A veces ocurre. Y, cuando ello pasa, hasta el mismísimo André Breton en cualquiera de sus apoteosis surrealistas se quedaría en mantillas. Sucedió el pasado martes, mientras me afeitaba. De pronto, vi cómo de mi oído izquierdo, no sin dificultad, salía un acorde musical. Mientras se desperezaba, aprovechando que titubeó un instante, pude distinguir nítidamente que se trataba de un si bemol. Tras orientarse visualmente voló decidido hasta mi oído derecho y ágilmente se introdujo en él.

Paralelamente, mientras el si bemol desaparecía en mi oído derecho, vi cómo desde mi oído izquierdo, con idéntico tempo, salía una séptima que, despavorida, huía de un acorde en mi menor. Mi interpretación en ese momento fue que el orgulloso acorde en si bemol no quería relacionarse con la séptima y por ello se daba a la fuga mientras que el acorde en mi menor, aparentemente muerto de amor, quería hacerla suya a toda costa. Surrealista la escena, posiblemente, pero, como notación musical, fue un pasaje de la vida misma.

Ya en el coche, que a menudo es el mejor habitáculo para pensar en paz, volví sobre la escena que se me antojó como una parábola compleja. Las parábolas mensajeras, como las perlas, cada vez son más escasas; las otras, las parábolas geométricas que describen físicamente los ovnis y los ovsis, no tanto. De hecho, la sociedad moderna es más proclive a identificar la parábola con el arte del futbol que practica Messi al marcar gol a base de sobrepasar la barrera de jugadores que pretenden impedirlo, que a identificarla con el sermón de la montaña que narra la palabra de Jesús según su trascriptor, Mateo el Evangelista, por ejemplo. Una pena, porque la parábola, como licencia literaria, es una herramienta brillante siempre que se demuestre desnuda de encorsetamientos.

Por un no sé qué que qué sé yo, la parábola del pasado martes me evocó tanto la razón de ser del Congreso de los Diputados como su antinomia, y ello me llevó a articular mentalmente un exiguo ensayo por analogía respecto de un pentagrama repleto de notas y acordes en el que constatar lo innegable fue fácil. Emparejar el Congreso con un pentagrama se me ocurrió basándome en el principio de que para el fin perseguido ni la política ni la música tienen connotaciones etarias. Creo que ganó la música, por goleada.

Identificando acuerdo y armonía como sinónimos observé que, en un sentido, la razón de ser del Congreso, en esencia, es el acuerdo por el bien de España, no el desacuerdo por el bien de España, y que la razón de ser de la música es la armonía por el bien de la música y no la desarmonía por el bien de la música. En otro sentido, observé que el Congreso está compuesto por partidos, configurados a su vez por diputados electos y que la música está compuesta por acordes, que, a su vez, están configurados por notas.

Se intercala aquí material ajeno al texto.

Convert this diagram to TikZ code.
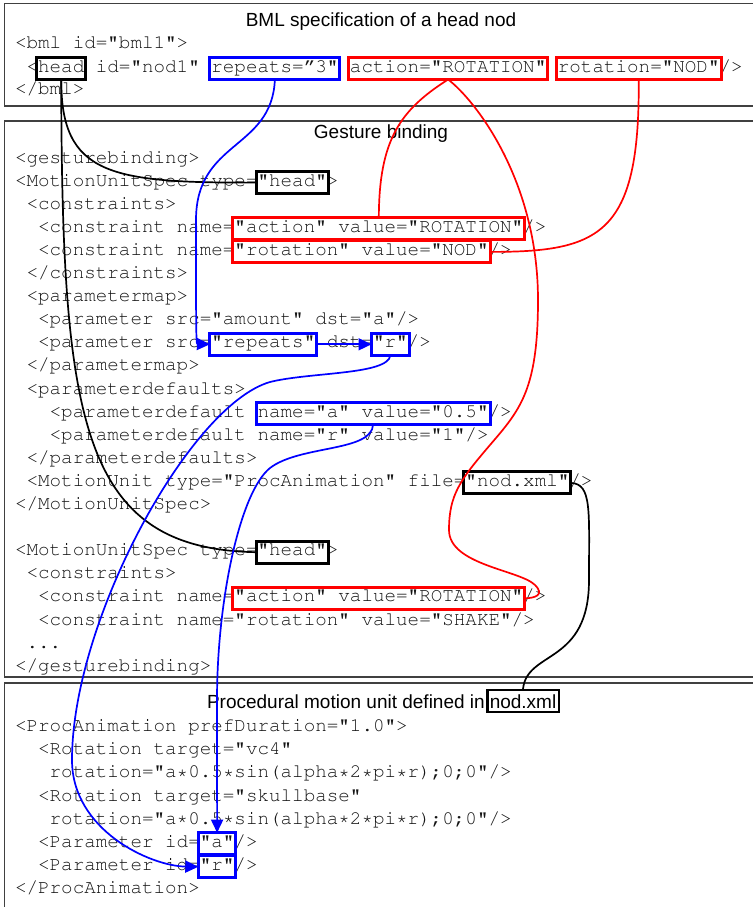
\documentclass[tikz,border=0pt]{standalone}
\usepackage[T1]{fontenc}
\usepackage{fontspec}
\setmainfont{Liberation Sans}
\usetikzlibrary{arrows.meta}

% Courier-style listing font (URW Nimbus Mono, T1 encoded)
\newcommand\codefont{\fontencoding{T1}\fontfamily{pcr}\selectfont}
% monospace cell width and left margin of the code listings
\newcommand\cw{11.55}
\newcommand\xo{15}
% highlight frame around characters #4..#5 of a code line with baseline #3
\newcommand\hlbox[5]{%
  \pgfmathsetmacro\hlx{\xo+(#4+#5)/2*\cw}%
  \pgfmathsetmacro\hlw{(#5-#4)*\cw+3}%
  \node[hl=#2, minimum width=\hlw pt] (#1) at (\hlx,#3-3.5) {};}

\begin{document}
\begin{tikzpicture}[x=1pt,y=-1pt,
  code/.style={anchor=base west, inner sep=0pt, outer sep=0pt,
    font=\codefont\fontsize{19.25}{23}\selectfont, text=black!92},
  title/.style={anchor=base, inner sep=0pt, font=\fontsize{19}{23}\selectfont},
  panel/.style={draw=black!75, line width=1.1pt},
  hl/.style={draw=#1, line width=3pt, inner sep=0pt, outer sep=0pt, minimum height=22pt},
  link/.style={line width=1.7pt},
  arr/.style={link, -{Triangle[length=13pt,width=12pt]}},
]
\useasboundingbox (0,0) rectangle (752,907);

% ---------- panels ----------
\draw[panel] (770,3.5) -- (4.5,3.5) -- (4.5,106) -- (770,106);
\draw[panel] (770,121) -- (4.5,121) -- (4.5,677) -- (770,677);
\draw[panel] (770,683) -- (4.5,683) -- (4.5,920);

% ---------- BML specification ----------
\node[title] (t1) at (381,27) {BML specification of a head nod};
\node[code] (b0) at (\xo,48.5) {<bml id="bml1">};
\node[code] (b1) at (\xo+\cw,72) {<head id="nod1" repeats=\textquotedblright3" action="ROTATION" rotation="NOD"/>};
\node[code] (b2) at (\xo,94.7) {</bml>};

% ---------- gesture binding ----------
\node[title] (t2) at (381,138) {Gesture binding};
\node[code] (g0)  at (\xo,163) {<gesturebinding>};
\node[code] (g1)  at (\xo,163+23.1) {<MotionUnitSpec type="head">};
\node[code] (g2)  at (\xo+\cw,163+2*23.1) {<constraints>};
\node[code] (g3)  at (\xo+2*\cw,163+3*23.1) {<constraint name="action" value="ROTATION"/>};
\node[code] (g4)  at (\xo+2*\cw,163+4*23.1) {<constraint name="rotation" value="NOD"/>};
\node[code] (g5)  at (\xo+\cw,163+5*23.1) {</constraints>};
\node[code] (g6)  at (\xo+\cw,163+6*23.1) {<parametermap>};
\node[code] (g7)  at (\xo+2*\cw,163+7*23.1) {<parameter src="amount" dst="a"/>};
\node[code] (g8)  at (\xo+2*\cw,163+8*23.1) {<parameter src="repeats" dst="r"/>};
\node[code] (g9)  at (\xo+\cw,163+9*23.1) {</parametermap>};
\node[code] (g10) at (\xo+\cw,163+10*23.1) {<parameterdefaults>};
\node[code] (g11) at (\xo+3*\cw,163+11*23.1) {<parameterdefault name="a" value="0.5"/>};
\node[code] (g12) at (\xo+3*\cw,163+12*23.1) {<parameterdefault name="r" value="1"/>};
\node[code] (g13) at (\xo+\cw,163+13*23.1) {</parameterdefaults>};
\node[code] (g14) at (\xo+\cw,163+14*23.1) {<MotionUnit type="ProcAnimation" file="nod.xml"/>};
\node[code] (g15) at (\xo,163+15*23.1) {</MotionUnitSpec>};
\node[code] (g17) at (\xo,163+17*23.1) {<MotionUnitSpec type="head">};
\node[code] (g18) at (\xo+\cw,163+18*23.1) {<constraints>};
\node[code] (g19) at (\xo+2*\cw,163+19*23.1) {<constraint name="action" value="ROTATION"/>};
\node[code] (g20) at (\xo+2*\cw,163+20*23.1) {<constraint name="rotation" value="SHAKE"/>};
\node[code] (g21) at (\xo+\cw,163+21*23.1) {...};
\node[code] (g22) at (\xo,163+22*23.1) {</gesturebinding>};

% ---------- procedural motion unit ----------
\node[title, anchor=base east] (t3) at (485,708) {Procedural motion unit defined in};
\node[title, anchor=base west, draw, line width=2.5pt, inner xsep=2.5pt, inner ysep=4pt] (nodT) at (486,708) {nod.xml};
\node[code] (p0) at (\xo,731.7) {<ProcAnimation prefDuration="1.0">};
\node[code] (p1) at (\xo+2*\cw,731.7+23.1) {<Rotation target="vc4"};
\node[code] (p2) at (\xo+3*\cw,731.7+2*23.1) {rotation="a*0.5*sin(alpha*2*pi*r);0;0"/>};
\node[code] (p3) at (\xo+2*\cw,731.7+3*23.1) {<Rotation target="skullbase"};
\node[code] (p4) at (\xo+3*\cw,731.7+4*23.1) {rotation="a*0.5*sin(alpha*2*pi*r);0;0"/>};
\node[code] (p5) at (\xo+2*\cw,731.7+5*23.1) {<Parameter id="a"/>};
\node[code] (p6) at (\xo+2*\cw,731.7+6*23.1) {<Parameter id="r"/>};
\node[code] (p7) at (\xo,731.7+7*23.1) {</ProcAnimation>};

% ---------- highlight frames ----------
\hlbox{headB}{black}{72}{2}{6}
\hlbox{repB}{blue}{72}{17}{28}
\hlbox{actB}{red}{72}{29}{46}
\hlbox{rotB}{red}{72}{47}{61}
\hlbox{headGa}{black}{163+23.1}{21}{27}
\hlbox{actGa}{red}{163+3*23.1}{19}{44}
\hlbox{rotGa}{red}{163+4*23.1}{19}{41}
\hlbox{repG}{blue}{163+8*23.1}{17}{26}
\hlbox{rG}{blue}{163+8*23.1}{31}{34}
\hlbox{aDef}{blue}{163+11*23.1}{21}{41}
\hlbox{nodG}{black}{163+14*23.1}{39}{48}
\hlbox{headGb}{black}{163+17*23.1}{21}{27}
\hlbox{actGb}{red}{163+19*23.1}{19}{44}
\hlbox{aP}{blue}{731.7+5*23.1}{16}{19}
\hlbox{rP}{blue}{731.7+6*23.1}{16}{19}

% ---------- connectors ----------
% element type -> motion unit specs
\draw[link] (headB.south) .. controls (61,175) and (110,183) .. (headGa.west);
\draw[link] (headB.south) .. controls (62,420) and (80,549) .. (headGb.west);
% motion unit file -> procedural unit
\draw[link] (nodG.east) .. controls (592,484) and (589,510) .. (589,580)
  .. controls (589,665) and (527,650) .. (nodT.north);

% constraints
\draw[link,red] (actB.south) .. controls (400,110) and (379,140) .. (actGa.north);
\draw[link,red] (actB.south) .. controls (475,100) and (538,180) .. (538,300)
  .. controls (538,390) and (520,410) .. (490,445)
  .. controls (460,480) and (449,495) .. (449,530)
  .. controls (449,565) and (520,570) .. (535,585)
  .. controls (545,595) and (535,598) .. (actGb.east);
\draw[link,red] (rotB.south) .. controls (640,235) and (600,252) .. (rotGa.east);

% parameters
\draw[arr,blue] (repB.south) .. controls (272,150) and (196,140) .. (196,220)
  .. controls (196,320) and (196,344) .. (repG.west);
\draw[arr,blue] (repG.east) -- (rG.west);
\draw[arr,blue] (rG.south) .. controls (388,375) and (310,372) .. (270,382)
  .. controls (190,405) and (72,620) .. (72,760)
  .. controls (72,830) and (150,866) .. (rP.west);
\draw[arr,blue] (aDef.south) .. controls (372,452) and (300,445) .. (270,468)
  .. controls (240,492) and (217,600) .. (217,700) -- (aP.north);
\end{tikzpicture}
\end{document}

En los acordes todas las notas se unen armónicamente en algún punto de las siete octavas y un pelín que tiene un piano, y/o en algún punto del diapasón de una guitarra, por ejemplo. Contrariamente a esto, ni en el Congreso se unen armónicamente los partidos por el bien de España, ni en el seno de cada partido se unen sus afiliados por el bien de España. El interés partidista, en el caso de los partidos, y el interés particular, en el caso de sus afiliados, son «negocios políticos» establecidos in pectore en los que el único objetivo no es el bien de España, sino que en su raíz subsisten estratos condicionantes.

Dicho lo escrito, parece obvio que, en música, los acordes son acordes y no desacordes por su capacidad intrínseca de conformar uniones armónicas, y que, en política, los partidos son «partidos» en lugar de «unificados», precisamente por su manifiesta incapacidad de conformar acuerdos armónicos. Creo que Nietzsche estuvo en lo cierto cuando sentenció que «la política es el campo de trabajo de ciertas mentes mediocres» después de haber afirmado que «sin música la vida sería un error».

Abundando en lo escrito, hay una verdad constatable en las esencias primeras de todas las partituras magistrales y del Congreso de los Diputados:

En las partituras magistrales, nunca fueron demasiadas las notas para hacer música. En el Congreso de los Diputados siempre brillaron sus muchos notas y su poca música.